GOP Backed 'Death Panels' ...in 2003

End-of-life counseling provided in Medicare bill
By Matt Cantor,  Newser Staff
Posted Aug 14, 2009 2:10 PM CDT
GOP Backed 'Death Panels' ...in 2003
Randy Hook, 50, of Hopewell, Pa., right, questions Sen. Arlen Specter, D-Pa., during a town hall meeting on health care in a Penn State University ballroom in State College, Pa., Aug. 12, 2009.   (AP Photo/Carolyn Kaster)

They’re up in arms against it now, but Republicans voted for a measure providing end-of-life counseling in 2003, Amy Sullivan writes for Time.
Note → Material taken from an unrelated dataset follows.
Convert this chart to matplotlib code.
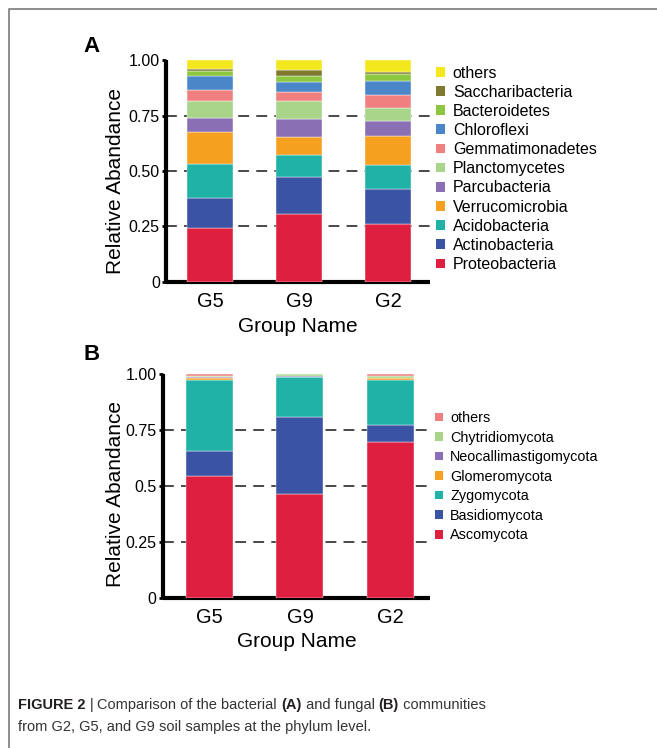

That year’s Medicare prescription drug bill, which boasted support from 204 GOP representatives and 42 senators, offered funding for “counseling the beneficiary with respect to end-of-life issues and care options”—a provision very similar to the current proposal's.

The difference, Sullivan notes, is that the older measure “applied only to terminally ill patients”; Section 1233, now being tossed around, would fund counseling before people get sick. “So either Republicans were for death panels in 2003 before turning against them now—or they're lying about end-of-life counseling in order to frighten the bejeezus out of their fellow citizens and defeat health reform by any means necessary.”